Pelé ha vinto tre mondiali, nel 1958 in Svezia, nella finale che i carioca vinsero per 5-2 contro i padroni di casa, segnando il gol del momentaneo 3-1 per la selecao con uno dei gol più belli della storia del calcio: stop di petto, pallonetto che venne poi definito “sombrero” per saltare Gustavsson, palla che Pelé riprese al volo con una conclusione di prima intenzione che battè il portiere svedese Svensson.  Quattro anni dopo, in Cile, il secondo mondiale. Lui la stella brasiliana, ol all’esordio contro il Messico, poi l’infortunio all’inguone nella seconda gara contro la Cecoslovacchia che lo costroinse a saltare il resto del mondiale. Che il Brasile vinse lo stesso battendo in finale la stessa Cecoslovacchia. Terzo titolo nel 1970 a Città del Messico nel 4-1 del Brasile all’Italia. E’ il Brasile più forte di tutti i tempi, con in campo stelle come Pelé, Gerson, Rivelino, Tostão e Jairzinho, che nessun altro poteva permettersi, Una macchina da guerra che in finale si ritrova l’azzurro della nostra nazionale che il miracolo lo aveva compiuto in semifinale battendo per 4-3 la Germania nella partita del secolo. La Perla Nera incanta e trascina i suoi sul tetto del mondo. Il vantaggio brasiliano lo firma Pelè staccando perentorio di testa sovrastando nettamente Burgnich. Il pari di Boninsegna è di rabbia, la sostanza è verdeoro, con gli azzurri che crollano sotto le giocate di Pelè che manda al tiro Gerson, Jairzinho e Carlos Alberto per il 4-1 finale. E coppa del Mondop alzata al cielo da Pelè. Impresa irripetibile. 

Una vita con la stessa maglia quella del Santos, indossata per 17 anni, dal 1957 al 1974, vinendo tutto: dieci campionati paulisti, sei campionati brasiliani, cinque Taça Brasil, due coppe Libertadores, due coppe Intercontinentali, una supercoppa dei campioni intercontinentali. L’addio al calcio il 1° ottobre del 1977 in un match amichevole al Giants Stadium tra Cosmos e Santos a sancire ventidue anni di pura poesia calcistica. Era l’ambasciatore del calcio nel mondo. E indossava quella maglia che con orgoglio ha sempre vestito, quelle verdeoro del suo Brazil. Fifa, Cio e l’Iffhs lo hanno nominato “Giocatore del secolo”, e nel 2014 ha ricevuto il Pallone d’Oro onorario della Fifa. Nessuno come lui, tanto che il Brasile nel 2011 lo dichiara “Patrimonio storico-sportivo dell’umanità”. 

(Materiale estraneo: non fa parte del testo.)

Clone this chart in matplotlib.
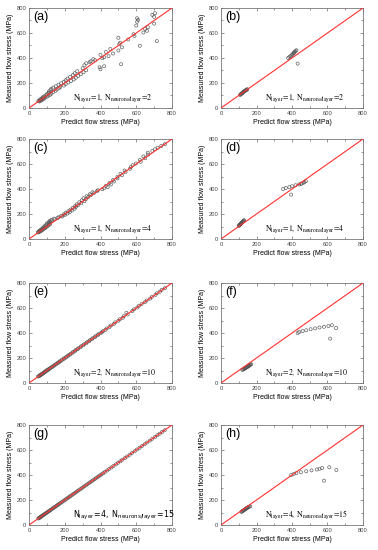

Nella sua carriera, sbagliò solo quattro calci di rigore, uno contro la Roma il 3 marzo del 1972, nell’amichevole tra Roma e Cosmos in un Olimpico che sembrava la copia del Maracanà, con 90mila persone sugli spalti, molti entratio anche senza biglietto per volere del Questore che diede l’ordine di aprire i cancelli per evitare feriti nella calca che si era creata fuori l’Olimpico. Finì 0-0 ma con un calcio dinrigore che Alberto Ginulfi parò al Mito Pelé: pallone sul dischetto, Pelé che sposta il corpo sulla sinistra oer indurre il portiere a buttarsi dalla parte opposta.Ma Ginulfi, per istinto, rimase in piedi e si gettò alla sua sinistra,smanacciando il pallone. Il sorriso di Pelé che andò incontro a Ginulfi e lo abbracciò. 

Se ne è andata una leggenda che ha scritto una meravigliosa storia. Lo incontrai in vari eventi Fifa, nel 2014 e nel 2017 a ridosso del mondiale in Russia, e ancora prima ad un evento nel 2003 insieme ad Eusebio e Bobby Charlton. Pelé era testimonial per la Fifa. Pacato, sempre un sorriso per tutti, gli piaceva parlare. Di calcio, la sua vita. Ci ha illuninato gli occhi con il suo calcio. Per questo non finiremo mai di ringraziarlo. Ciao Mito, che la terra ti sia lieve.